Tudors Versus Stewarts by Linda Porter

Tudors Versus Stewarts by Linda Porter

Author:Linda Porter
Language: eng
Format: epub
ISBN: 9781466842724
Publisher: St. Martin's Press


CHAPTER TEN

Solway Moss

‘Finally mine espial sayeth that the said king will not make war against any other realm, but liveth in fear to defend his own, for the king’s nature, his disposition and his qualities are not given to war; but daily labouring in his mind covetously for profit.’

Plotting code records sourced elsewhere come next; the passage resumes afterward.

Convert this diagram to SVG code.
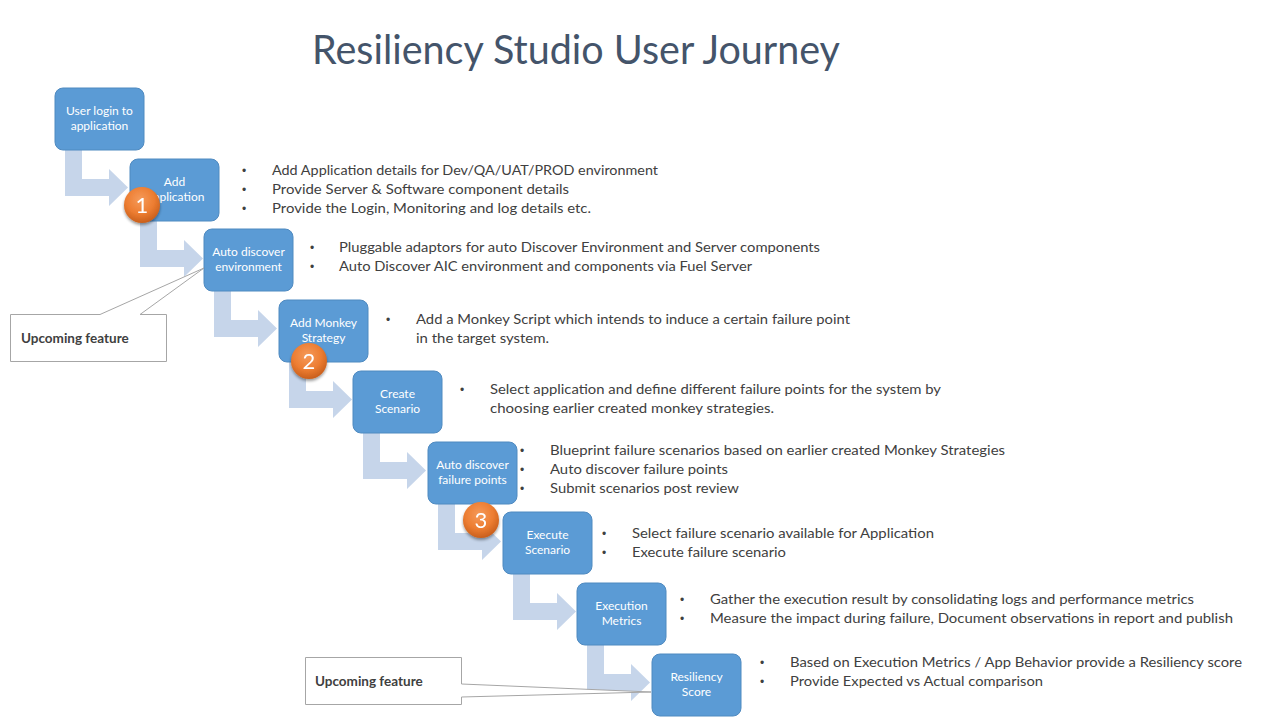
<svg xmlns="http://www.w3.org/2000/svg" width="1280" height="720" viewBox="0 0 1280 720">
<style>
.title{font-family:Lato,"Open Sans","Liberation Sans",sans-serif;font-size:40px;fill:#44546a;}
.box{fill:#5b9bd5;stroke:#4f8ac0;stroke-width:1;}
.bt{font-family:Lato,"Liberation Sans",sans-serif;font-size:12px;fill:#ffffff;text-anchor:middle;}
.arr{fill:#c6d5ea;}
.bl{font-family:Lato,"Liberation Sans",sans-serif;font-size:14px;fill:#404040;}
.dot{fill:#404040;}
.badge{fill:url(#og);}
.bn{font-family:Lato,"Liberation Sans",sans-serif;font-size:22px;fill:#ffffff;text-anchor:middle;}
.call{fill:#ffffff;stroke:#a6a6a6;stroke-width:1;}
.ct{font-family:Lato,"Liberation Sans",sans-serif;font-size:13.5px;font-weight:bold;fill:#404040;}
</style>
<defs>
<path id="arr" d="M10,62 L27,62 L27,91 L54,91 L54,81 L73,99.5 L54,118 L54,108 L10,108 Z"/>
<radialGradient id="og" cx="0.45" cy="0.35" r="0.65">
<stop offset="0" stop-color="#f59a5a"/>
<stop offset="0.6" stop-color="#ed7d31"/>
<stop offset="1" stop-color="#c95f1c"/>
</radialGradient>
<filter id="sh" x="-30%" y="-30%" width="160%" height="170%">
<feGaussianBlur in="SourceAlpha" stdDeviation="1.5"/>
<feOffset dx="0" dy="2" result="b"/>
<feComponentTransfer><feFuncA type="linear" slope="0.4"/></feComponentTransfer>
<feMerge><feMergeNode/><feMergeNode in="SourceGraphic"/></feMerge>
</filter>
</defs>
<rect width="1280" height="720" fill="#ffffff"/>
<text class="title" x="312" y="64" textLength="528" lengthAdjust="spacingAndGlyphs">Resiliency Studio User Journey</text>

<g id="connectors" class="arr">
<use href="#arr" x="55" y="88"/>
<use href="#arr" x="130" y="159"/>
<use href="#arr" x="204" y="229"/>
<use href="#arr" x="279" y="300"/>
<use href="#arr" x="353" y="371"/>
<use href="#arr" x="428" y="442"/>
<use href="#arr" x="503" y="512"/>
<use href="#arr" x="577" y="583"/>
</g>

<g id="n1"><rect class="box" x="55" y="88" width="89" height="62" rx="8"/><text class="bt" x="99.5" y="115">User login to</text><text class="bt" x="99.5" y="130">application</text></g>
<g id="n2"><rect class="box" x="130" y="159" width="89" height="62" rx="8"/><text class="bt" x="174.5" y="186">Add</text><text class="bt" x="174.5" y="201">Application</text>
<text class="dot" x="242" y="175" font-family="Liberation Sans" font-size="12">•</text><text class="bl" x="272" y="175" textLength="386" lengthAdjust="spacingAndGlyphs">Add Application details for Dev/QA/UAT/PROD environment</text>
<text class="dot" x="242" y="194" font-family="Liberation Sans" font-size="12">•</text><text class="bl" x="272" y="194" textLength="297" lengthAdjust="spacingAndGlyphs">Provide Server &amp; Software component  details</text>
<text class="dot" x="242" y="213" font-family="Liberation Sans" font-size="12">•</text><text class="bl" x="272" y="213" textLength="319" lengthAdjust="spacingAndGlyphs">Provide the Login, Monitoring  and log details etc.</text></g>
<g id="n3"><rect class="box" x="204" y="229" width="89" height="62" rx="8"/><text class="bt" x="248.5" y="256">Auto discover</text><text class="bt" x="248.5" y="271">environment</text>
<text class="dot" x="310" y="252" font-family="Liberation Sans" font-size="12">•</text><text class="bl" x="339" y="252" textLength="481" lengthAdjust="spacingAndGlyphs">Pluggable adaptors for auto Discover Environment and Server components</text>
<text class="dot" x="310" y="271" font-family="Liberation Sans" font-size="12">•</text><text class="bl" x="339" y="271" textLength="413" lengthAdjust="spacingAndGlyphs">Auto Discover AIC environment and components via Fuel Server</text></g>
<g id="n4"><rect class="box" x="279" y="300" width="89" height="62" rx="8"/><text class="bt" x="323.5" y="327">Add Monkey</text><text class="bt" x="323.5" y="342">Strategy</text>
<text class="dot" x="386" y="324" font-family="Liberation Sans" font-size="12">•</text><text class="bl" x="416" y="324" textLength="434" lengthAdjust="spacingAndGlyphs">Add a Monkey Script which intends to induce a certain failure point</text>
<text class="bl" x="416" y="343" textLength="133" lengthAdjust="spacingAndGlyphs">in the target system.</text></g>
<g id="n5"><rect class="box" x="353" y="371" width="89" height="62" rx="8"/><text class="bt" x="397.5" y="398">Create</text><text class="bt" x="397.5" y="413">Scenario</text>
<text class="dot" x="460" y="394" font-family="Liberation Sans" font-size="12">•</text><text class="bl" x="490" y="394" textLength="451" lengthAdjust="spacingAndGlyphs">Select application and define different failure points for the system by</text>
<text class="bl" x="490" y="413" textLength="284" lengthAdjust="spacingAndGlyphs">choosing earlier created monkey  strategies.</text></g>
<g id="n6"><rect class="box" x="428" y="442" width="89" height="62" rx="8"/><text class="bt" x="472.5" y="469">Auto discover</text><text class="bt" x="472.5" y="484">failure points</text>
<text class="dot" x="520" y="455" font-family="Liberation Sans" font-size="12">•</text><text class="bl" x="550" y="455" textLength="455" lengthAdjust="spacingAndGlyphs">Blueprint failure scenarios based on earlier created Monkey Strategies</text>
<text class="dot" x="520" y="474" font-family="Liberation Sans" font-size="12">•</text><text class="bl" x="550" y="474" textLength="178" lengthAdjust="spacingAndGlyphs">Auto discover failure points</text>
<text class="dot" x="520" y="493" font-family="Liberation Sans" font-size="12">•</text><text class="bl" x="550" y="493" textLength="189" lengthAdjust="spacingAndGlyphs">Submit scenarios post review</text></g>
<g id="n7"><rect class="box" x="503" y="512" width="89" height="62" rx="8"/><text class="bt" x="547.5" y="539">Execute</text><text class="bt" x="547.5" y="554">Scenario</text>
<text class="dot" x="602" y="538" font-family="Liberation Sans" font-size="12">•</text><text class="bl" x="632" y="538" textLength="302" lengthAdjust="spacingAndGlyphs">Select failure scenario available for Application</text>
<text class="dot" x="602" y="557" font-family="Liberation Sans" font-size="12">•</text><text class="bl" x="632" y="557" textLength="154" lengthAdjust="spacingAndGlyphs">Execute failure scenario</text></g>
<g id="n8"><rect class="box" x="577" y="583" width="89" height="62" rx="8"/><text class="bt" x="621.5" y="610">Execution</text><text class="bt" x="621.5" y="625">Metrics</text>
<text class="dot" x="680" y="604" font-family="Liberation Sans" font-size="12">•</text><text class="bl" x="710" y="604" textLength="484" lengthAdjust="spacingAndGlyphs">Gather the execution result by consolidating logs and performance metrics</text>
<text class="dot" x="680" y="623" font-family="Liberation Sans" font-size="12">•</text><text class="bl" x="710" y="623" textLength="523" lengthAdjust="spacingAndGlyphs">Measure the impact during failure, Document observations in report and publish</text></g>
<g id="n9"><rect class="box" x="652" y="654" width="89" height="62" rx="8"/><text class="bt" x="696.5" y="681">Resiliency</text><text class="bt" x="696.5" y="696">Score</text>
<text class="dot" x="760" y="667" font-family="Liberation Sans" font-size="12">•</text><text class="bl" x="790" y="667" textLength="452" lengthAdjust="spacingAndGlyphs">Based on Execution Metrics / App Behavior provide a Resiliency score</text>
<text class="dot" x="760" y="686" font-family="Liberation Sans" font-size="12">•</text><text class="bl" x="790" y="686" textLength="253" lengthAdjust="spacingAndGlyphs">Provide Expected vs Actual comparison</text></g>

<g id="badge1" filter="url(#sh)"><circle class="badge" cx="142" cy="205" r="18"/><text class="bn" x="142" y="213">1</text></g>
<g id="badge2" filter="url(#sh)"><circle class="badge" cx="309" cy="361" r="18"/><text class="bn" x="309" y="369">2</text></g>
<g id="badge3" filter="url(#sh)"><circle class="badge" cx="481" cy="520" r="18"/><text class="bn" x="481" y="528">3</text></g>

<g id="callout1"><path class="call" d="M10.5,314.5 L100,314.5 L204,268 L140,314.5 L166.5,314.5 L166.5,361.5 L10.5,361.5 Z"/><text class="ct" x="21" y="343">Upcoming feature</text></g>
<g id="callout2"><path class="call" d="M305.5,657.5 L461.5,657.5 L461.5,684 L651,692 L461.5,697 L461.5,704.5 L305.5,704.5 Z"/><text class="ct" x="315" y="686">Upcoming feature</text></g>
</svg>
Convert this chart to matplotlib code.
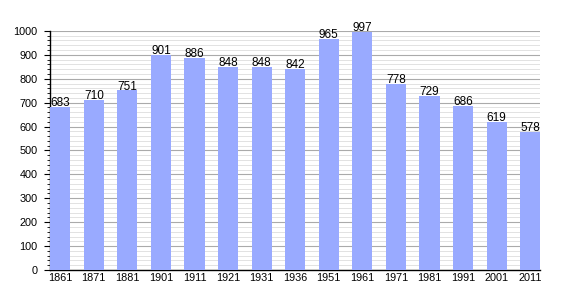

The report of an English spy on James V’s intentions, May 1542

THE VISITOR TO THE VILLAGE of Falkland in Fife is immediately struck by the sight of a fairy-tale Loire château in miniature. A typically French Renaissance exterior is matched by an elegant interior and lovely gardens. This distinctive residence, the courtyards of which have been described as ‘a display of early Renaissance architecture without parallel in the British Isles’, is grand yet still intimate. Given to Mary of Guise on her marriage to James V, it was well equipped for both leisure and more active pastimes such as hunting in the nearby countryside. The palace was also favoured by Mary’s daughter, Mary Queen of Scots, who would later scandalize her male courtiers by donning breeches to play tennis on what is now the oldest surviving tennis court in Europe.

Mary of Guise soon discovered that, while the climate of her new country might be less forgiving than the milder airs of the Loire, there was much to please in Scotland. French influence was everywhere and this gave her hope for the future. James made an effort to improve his ability to speak her language and to impress her with the magnificence of his court and building programme. Falkland was part of a major effort of restoration and improvement at the Scottish palaces. In the year 1539, more than sixty masons were employed at the palace each month, under the watchful eye of John Scrymgeour, the king’s principal master of works, who was a local man. But continental craftsmen were used as well: the sculptor of the statues for the chapel buttresses was Dutch and one of the plasterers was French.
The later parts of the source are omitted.